— Он как бы присосался к нему и двигался. Туда-сюда, туда-сюда! Как если бы хотел оттранспортировать его в другом направлении. Но у него не получалось. Туда-сюда, туда-сюда… Я понятно объясняю?
— Чем это закончилось?
— Я не дождался и сразу пошел сюда.
Я сел и потянулся к стакану; он был пуст.
Она побарабанила пальцами по стеклу, собрав губы в бутон.
— Ты говоришь, в аппарате сидела женщина. Какого цвета одежда была на женщине?
— Она была… женщина была голая.
Яростно взвизгнул стул. Она хлопнула ладонью по столу, резко встала и отвернулась, взметнув полы халата.
— Мне что это, для себя? У меня очередь в коридоре, — холодно сказала она.
В кабинет действительно просунулась лысая голова на черепашьей шее и поверх очков посмотрела на нас. Зоя Борисовна врачебно-пронзительно сказала: «Подождите, я вызову!», — и голова убралась, прикрыв дверь.
— Простите, пожалуйста, Зоя Борисовна, — сказал я. — Сам не знаю, что нашло.
Я встал, взял со стола афганку.
— Понимаете, я не верю, что это лечится разговорами. Мне вообще стыдно, что я вас отвлекаю. А можно мне просто поставить укол? Или можно выписать феназепам?

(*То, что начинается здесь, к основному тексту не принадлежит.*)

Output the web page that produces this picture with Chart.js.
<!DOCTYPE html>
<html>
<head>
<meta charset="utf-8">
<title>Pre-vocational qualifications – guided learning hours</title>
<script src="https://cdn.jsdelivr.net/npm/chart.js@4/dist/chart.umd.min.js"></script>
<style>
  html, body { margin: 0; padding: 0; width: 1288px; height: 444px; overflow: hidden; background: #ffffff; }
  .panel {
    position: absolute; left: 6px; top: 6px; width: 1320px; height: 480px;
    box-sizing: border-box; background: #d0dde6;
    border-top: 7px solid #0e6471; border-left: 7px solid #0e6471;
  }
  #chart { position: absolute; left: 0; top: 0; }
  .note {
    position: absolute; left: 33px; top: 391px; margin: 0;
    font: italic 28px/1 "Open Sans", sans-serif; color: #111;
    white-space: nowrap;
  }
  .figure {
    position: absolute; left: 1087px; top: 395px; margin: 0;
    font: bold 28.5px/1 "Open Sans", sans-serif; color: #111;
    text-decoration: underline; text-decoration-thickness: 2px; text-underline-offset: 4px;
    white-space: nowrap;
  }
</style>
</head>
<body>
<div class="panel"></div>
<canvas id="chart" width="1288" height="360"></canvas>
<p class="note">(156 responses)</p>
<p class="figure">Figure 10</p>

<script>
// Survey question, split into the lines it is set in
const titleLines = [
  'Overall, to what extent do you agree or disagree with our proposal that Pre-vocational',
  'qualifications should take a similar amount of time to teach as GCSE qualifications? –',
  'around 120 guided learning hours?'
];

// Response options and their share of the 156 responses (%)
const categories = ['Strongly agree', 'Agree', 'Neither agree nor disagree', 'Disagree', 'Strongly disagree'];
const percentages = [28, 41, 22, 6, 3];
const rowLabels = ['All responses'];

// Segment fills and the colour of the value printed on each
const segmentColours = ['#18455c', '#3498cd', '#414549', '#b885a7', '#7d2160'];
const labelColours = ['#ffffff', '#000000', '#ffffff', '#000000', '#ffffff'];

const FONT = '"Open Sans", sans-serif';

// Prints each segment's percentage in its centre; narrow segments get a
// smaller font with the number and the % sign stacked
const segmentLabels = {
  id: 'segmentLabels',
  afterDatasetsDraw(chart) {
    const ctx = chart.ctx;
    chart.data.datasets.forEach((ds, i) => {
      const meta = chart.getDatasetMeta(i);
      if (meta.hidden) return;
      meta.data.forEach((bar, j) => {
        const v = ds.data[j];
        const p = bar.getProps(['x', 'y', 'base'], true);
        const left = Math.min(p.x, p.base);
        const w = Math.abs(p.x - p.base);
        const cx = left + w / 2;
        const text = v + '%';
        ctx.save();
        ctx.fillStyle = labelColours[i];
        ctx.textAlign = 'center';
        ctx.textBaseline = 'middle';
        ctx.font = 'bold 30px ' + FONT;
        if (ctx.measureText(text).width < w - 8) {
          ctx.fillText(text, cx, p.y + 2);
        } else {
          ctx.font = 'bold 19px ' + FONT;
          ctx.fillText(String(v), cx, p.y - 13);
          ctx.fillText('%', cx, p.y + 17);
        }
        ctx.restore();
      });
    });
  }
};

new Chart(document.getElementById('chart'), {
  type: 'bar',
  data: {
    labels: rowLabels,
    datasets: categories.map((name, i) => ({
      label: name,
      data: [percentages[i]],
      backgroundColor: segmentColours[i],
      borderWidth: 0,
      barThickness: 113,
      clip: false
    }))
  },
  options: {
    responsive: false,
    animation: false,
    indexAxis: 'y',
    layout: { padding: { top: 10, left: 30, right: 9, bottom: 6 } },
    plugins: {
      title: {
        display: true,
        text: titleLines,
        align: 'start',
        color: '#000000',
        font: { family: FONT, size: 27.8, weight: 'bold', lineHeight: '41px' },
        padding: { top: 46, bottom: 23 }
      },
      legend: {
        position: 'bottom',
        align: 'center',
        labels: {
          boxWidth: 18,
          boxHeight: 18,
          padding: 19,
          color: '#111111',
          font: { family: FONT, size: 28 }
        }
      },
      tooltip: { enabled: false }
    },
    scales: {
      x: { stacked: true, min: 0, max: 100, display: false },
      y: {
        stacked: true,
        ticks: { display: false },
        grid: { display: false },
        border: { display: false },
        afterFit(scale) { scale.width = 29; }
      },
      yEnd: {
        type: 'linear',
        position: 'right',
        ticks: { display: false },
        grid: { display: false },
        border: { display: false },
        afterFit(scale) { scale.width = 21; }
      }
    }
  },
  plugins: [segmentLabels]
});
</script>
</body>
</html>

Она повернулась, на ее лбу творилось маленькое утомленное землетрясение.
— Ну хорошо, — сказал я обреченно и снова сел. — Может, вы и правы. Вам дать воды? Или можно мне воды? Я больше не буду, Зоя Борисовна.
— Я надеюсь. А то я буду думать, что ты считаешь меня дурой. — Она села напротив, но вполоборота, — будто одновременно оставаясь стоять спиной, — налила и двинула мне стаканчик.

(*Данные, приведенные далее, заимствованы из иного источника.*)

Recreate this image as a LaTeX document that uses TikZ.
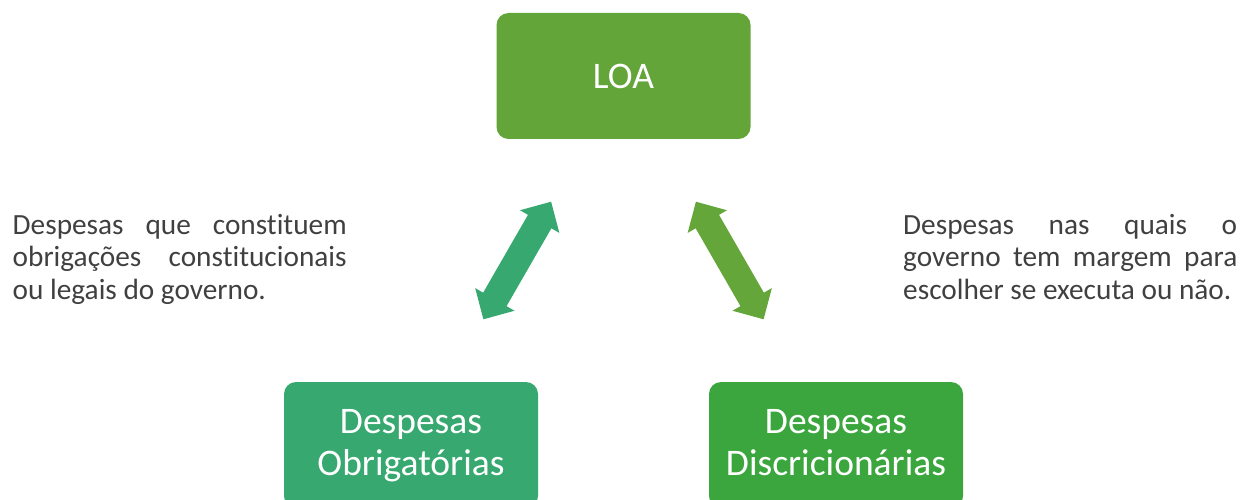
\documentclass[tikz,border=0pt]{standalone}
\usepackage{fontspec}
\setmainfont{Carlito}[Ligatures=NoCommon]
\usepackage{tikz}
\usetikzlibrary{arrows.meta}
\definecolor{verdeloa}{HTML}{63A539}
\definecolor{verdeobr}{HTML}{37A86F}
\definecolor{verdedis}{HTML}{3AA63D}
\definecolor{verdeseta}{HTML}{65A63A}
\definecolor{cinza}{HTML}{404040}
\tikzstyle{caixa} = [rectangle, rounded corners=12pt, minimum width=254pt, minimum height=126pt, text=white, align=center, font=\fontsize{37.5}{42}\selectfont]
\tikzstyle{caixabaixo} = [caixa, text height=68pt, text depth=8pt]
\tikzstyle{texto} = [text width=334pt, align=justify, inner sep=0pt, anchor=north west, text=cinza, font=\fontsize{29.3}{32.5}\selectfont]
\tikzstyle{seta} = [line width=27pt, {Triangle[width=44pt,length=23pt]}-{Triangle[width=44pt,length=23pt]}, shorten <=145pt, shorten >=145pt]

\begin{document}
\begin{tikzpicture}[x=1pt,y=-1pt]
    \useasboundingbox (0,0) rectangle (1253,500);
    \node [caixa, fill=verdeloa] (loa) at (623.5,76) {LOA};
    \node [caixabaixo, fill=verdeobr] (obrig) at (411,445) {Despesas\\Obrigatórias};
    \node [caixabaixo, fill=verdedis] (discr) at (836,445) {Despesas\\Discricionárias};
    % setas
    \draw [seta, verdeobr] (obrig.center) -- (loa.center);
    \draw [seta, verdeseta] (loa.center) -- (discr.center);
    % textos laterais
    \node [texto] (txtobr) at (12.5,214) {Despesas que constituem\linebreak obrigações constitucionais\linebreak ou legais do governo.};
    \node [texto] (txtdis) at (903,214) {Despesas nas quais o\linebreak governo tem margem para\linebreak escolher se executa ou não.};
\end{tikzpicture}
\end{document}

— Ты снова чувствовал кожу?
— Да. Я чувствую ее по ночам.
Мы обсудили мою проблему, и она попросила рассказать об отце.
— Расскажи что-нибудь про своего отца. Не задумывайся — первое, что придет в голову.
— Мой отец… — Я пожал плечами. — Однажды он сделал мне лопату для снега. Я ходил в садик в таких противных колючих зеленых колготках. И мне никогда не хотелось идти в садик именно потому, что нужно было натягивать эти колготки… я отклоняюсь?
— Нужно говорить, что выговаривается. В этом и суть.
— Зимой воспитательница сказала, что надо купить лопатки. Не помню, что мы ими делали, ими ведь можно только убирать снег, а это детский труд, это запрещено Конституцией… Но мы обошли все магазины и нигде не нашли лопаток. И вот он сел дома, — зима, узоры на окнах, дома полумрак, — и прямо из того, что валялось на балконе, как волшебник, сделал лопатку. Вырезал из листа железа штык, взял нарядный черенок от механической швабры, прибил какую-то блестящую полоску… И получилась лопата. Еще лучше, чем магазинная, которые принесли все. Я ее очень полюбил.
Атмосфера за дверью накалялась.
Зоя Борисовна неохотно пригласила меня за перегородку, разломила ампулу и ввела в плечо три миллилитра боли.
— Кто сейчас занимает его кабинет? — спросил я.
— Альков. Неплохой костоправ.
Мы вышли из-за перегородки и направились к двери.
— Вчера ты не пришел, а между тем для успешного лечения нужна регулярность, — сказала она сухо на прощание. Кажется, она не простила мне лиловое облако. — Следующий!
Я вышел, пронзаемый взглядами, как святой Себастьян, и закурил на крыльце.
Было солнечно, веяло утренней прохладой. По улице бегали собаки, ходили больные, еще не осознавшие безнадежности своей болезни.
Нет, я не прочь говорить об отце с Зоей Борисовной. Для нее это способ вызвать его тень, чтобы поплакаться о не случившемся. Ведь я «жутко, просто жутко похож на него», и когда она прикасается к моему плечу, вводя иглу, у нее, наверное, такое чувство... Мои воспоминания для нее — сладкий укол морфия.
Она катастрофически одна, два года назад у нее умер муж, год назад за наркотики забрали сына, — но почему я должен за укол рассказывать ей, каково мне чувствовать отдельную жизнь и шевеление собственной кожи?
…Видеть по утрам вместо рожек, которые поджарила мама, маленьких белых червей?
Слышать потустороннее эхо всех звуков?
Ночью в ужасе уезжать из дома, внезапно осознав, что родной человек, спящий рядом, — это страшно отдельный человек? Что это не ты, с непознаваемыми мыслями, который спокойно и чуждо дышит во сне в одной комнате с тобой. И в мире с одним ты спят миллиарды не ты.
И никому никакой возможности передать словами этот ужас и рассказать правду об этом.